La lune est encore là, alliée de La Nuit. L’amour en opposition à l’argent, « On avait de l’amour pas un rouble » contraste avec l’utilisation habituelle de l’argent pour compenser les sentiments, figure dont il raffole. Une fois ce morceau craché, le reste découle tout seul. Les « lauriers du voisin », « le mimosa fleuri du jardin » dont on sait qu’ils ne deviennent beaux que dans l’imaginaire et la perception de gens dont la vie ne l’est pas tant, ou l’est moins, viennent aérer un morceaux plein de phases étouffantes et plombantes en référence aux factures Edf, aux doigts jaunis par la cigarette, à l’essence siphonnée ou encore aux rêves noyés dans les demis… Les 6 chaînes plutôt troubles décrites avec nostalgie, viennent étayer le fait qu’il « regarde par la vitre”. Et sa mère, celle dont on revoit les cheveux blancs déjà décrits dans Allo Maman, celle qu’il refuse de voir triste, ici l’est, et il le dit. Toujours présentes au fil de ses albums, glorifiée, ici, elle cauchemarde, le laissant impuissant dans une ville endormie que « la toux grasse de son père » ne réveillera pas cette fois.

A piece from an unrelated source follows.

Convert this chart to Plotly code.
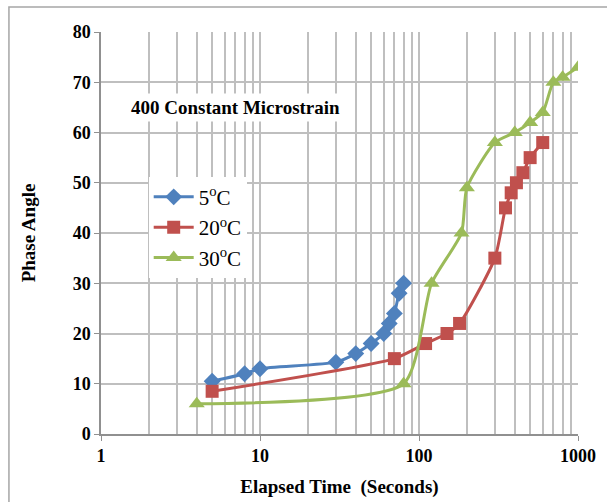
import plotly.graph_objects as go

# Data
t5 = [5, 8, 10, 30, 40, 50, 60, 65, 70, 75, 80]
pa5 = [10.5, 12, 13, 14.3, 16, 18, 20, 22, 24, 28, 30]

t20 = [5, 70, 110, 150, 180, 300, 350, 380, 410, 450, 500, 600]
pa20 = [8.5, 15, 18, 20, 22, 35, 45, 48, 50, 52, 55, 58]

t30 = [4, 80, 120, 185, 200, 300, 400, 500, 600, 700, 800, 1000]
pa30 = [6, 10, 30, 40, 49, 58, 60, 62, 64, 70, 71, 73]

names = ["5<sup>o</sup>C", "20<sup>o</sup>C", "30<sup>o</sup>C"]
x_ticks = [1, 10, 100, 1000]
y_ticks = [0, 10, 20, 30, 40, 50, 60, 70, 80]

FONT = "Liberation Serif"
fig = go.Figure()
fig.add_trace(go.Scatter(x=t5, y=pa5, name=names[0], mode="lines+markers",
                         line=dict(color="#4F81BD", width=3, shape="spline", smoothing=0.6),
                         marker=dict(symbol="diamond", size=13, color="#4F81BD")))
fig.add_trace(go.Scatter(x=t20, y=pa20, name=names[1], mode="lines+markers",
                         line=dict(color="#C0504D", width=3, shape="spline", smoothing=0.6),
                         marker=dict(symbol="square", size=13, color="#C0504D")))
fig.add_trace(go.Scatter(x=t30, y=pa30, name=names[2], mode="lines+markers",
                         line=dict(color="#9BBB59", width=3, shape="spline", smoothing=0.6),
                         marker=dict(symbol="triangle-up", size=14, color="#9BBB59")))

grid = "#BFBFBF"
fig.update_layout(
    width=607, height=502,
    margin=dict(l=101, r=29, t=32, b=68),
    paper_bgcolor="white", plot_bgcolor="white",
    font=dict(family=FONT, color="black"),
    showlegend=True,
    legend=dict(x=0.1, y=0.64, xanchor="left", yanchor="top",
                font=dict(family=FONT, size=21, color="black"),
                bgcolor="rgba(255,255,255,1)", tracegroupgap=0, itemwidth=40),
    xaxis=dict(type="log", range=[0, 3], tickvals=x_ticks, ticktext=[str(v) for v in x_ticks],
               automargin=False,
               showgrid=True, gridcolor=grid, gridwidth=1.5,
               minor=dict(dtick="D1", showgrid=True, gridcolor=grid, gridwidth=1.5),
               showline=True, linecolor="#909090", linewidth=1.5,
               ticks="outside", ticklen=5, tickcolor="#909090",
               tickfont=dict(family=FONT, size=18, color="black", weight="bold"),
               title=dict(text="Elapsed Time  (Seconds)", standoff=14,
                          font=dict(family=FONT, size=19, color="black", weight="bold")),
               zeroline=False),
    yaxis=dict(range=[0, 80], tickvals=y_ticks, automargin=False,
               showgrid=True, gridcolor=grid, gridwidth=1.5,
               showline=True, linecolor="#909090", linewidth=1.5,
               ticks="outside", ticklen=5, tickcolor="#909090",
               tickfont=dict(family=FONT, size=18, color="black", weight="bold"),
               title=dict(text="Phase Angle", standoff=32,
                          font=dict(family=FONT, size=19, color="black", weight="bold")),
               zeroline=False),
)

fig.add_annotation(x=0.283, y=0.812, xref="paper", yref="paper",
                   xanchor="center", yanchor="middle",
                   text="400 Constant Microstrain", showarrow=False,
                   font=dict(family=FONT, size=19, color="black", weight="bold"),
                   bgcolor="white", borderpad=3)

fig.add_shape(type="rect", xref="paper", yref="paper",
              x0=-0.193, x1=1.07, y0=-0.18, y1=1.062,
              line=dict(color="#A6A6A6", width=1.5), layer="below")

fig.write_html("out.html", config={"displayModeBar": False},
               post_script="document.body.style.margin='0';document.body.style.overflow='hidden';")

Ce morceaux vient rejoindre la liste des classiques du rap français pour tout ce qu’il représente, ce qu’il révèle de l’ensemble de l’œuvre de celui qui avoue avoir le cœur « Petit pour le monde et son immensité ».
Ancré dans le présent
Un album marqué par « les années de plombs » d’où le morceau du même nom, une sorte de fusion entre les deux approches de ses précédents projets. La nuit, comme le temps, sont des thèmes récurrents dans cet album. Temps mort, qui vient le conclure en est peut être la meilleure illustration.

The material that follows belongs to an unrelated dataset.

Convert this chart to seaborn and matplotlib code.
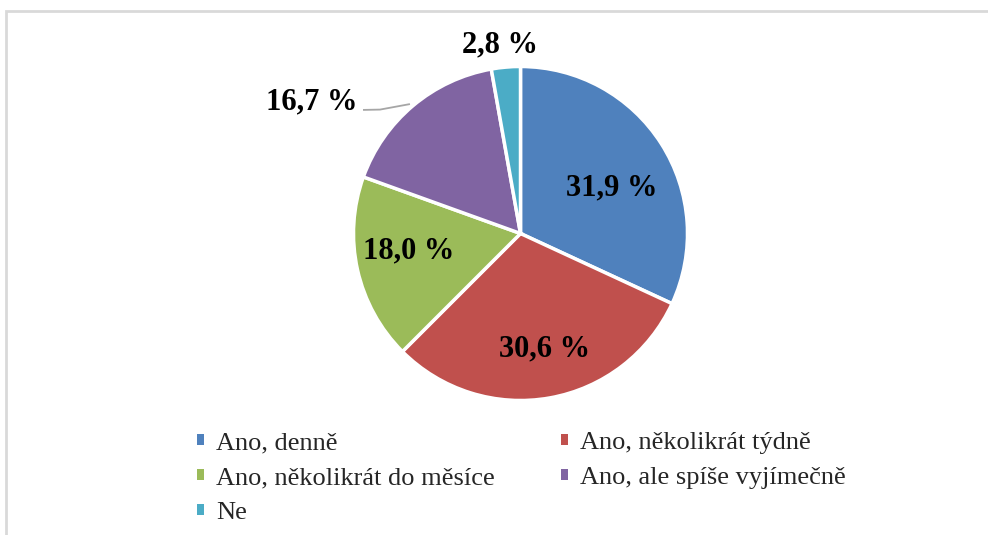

C’est d’ailleurs lui qui en parle le mieux :
« Sur Anarchie j’étais très ouvert, sur A7 beaucoup plus “fanbase”. Dans Deo Favente je voulais réunir ces deux projets et ce morceau, Temps mort, avec d’autres y contribue. »
Difficile de s’arrêter sur chaque morceau, car l’écoute de Deo Favente prend des aspects tellement personnels qu’elle ne peut se décrire de manière universelle.
Cet album est plus que jamais ancré dans le présent. Et même quand SCH parle du passé, il le place dans un présent perceptible pour ceux qui le vivent encore. Quand de nombreux rappeurs évoquent des noms de joueurs de foot en retraite, des consoles vidéos qui n’existent plus ou parlent de la bicrave et des galères dans la perspective d’un rétroviseur, SCH lui parle de la « chaussette qui tient l’opinel » encore présente sur la cheville de toute une « génération de bâtards », condamnée pour une part à la reproduction, mais en capacité un jour de « garer le Mercedes devant le tiercé ».
On ne sait pas jusqu’où SCH nous emmènera dans les mois et années à venir mais cet album s’inscrit déjà comme une référence. Et quand bien même des commentaires emplis de haine viendraient le contredire, quand on sait qu’il prévoit de se « nourrir de leur haine pour survivre » on lui souhaite donc de survivre au moins jusqu’au prochain projet.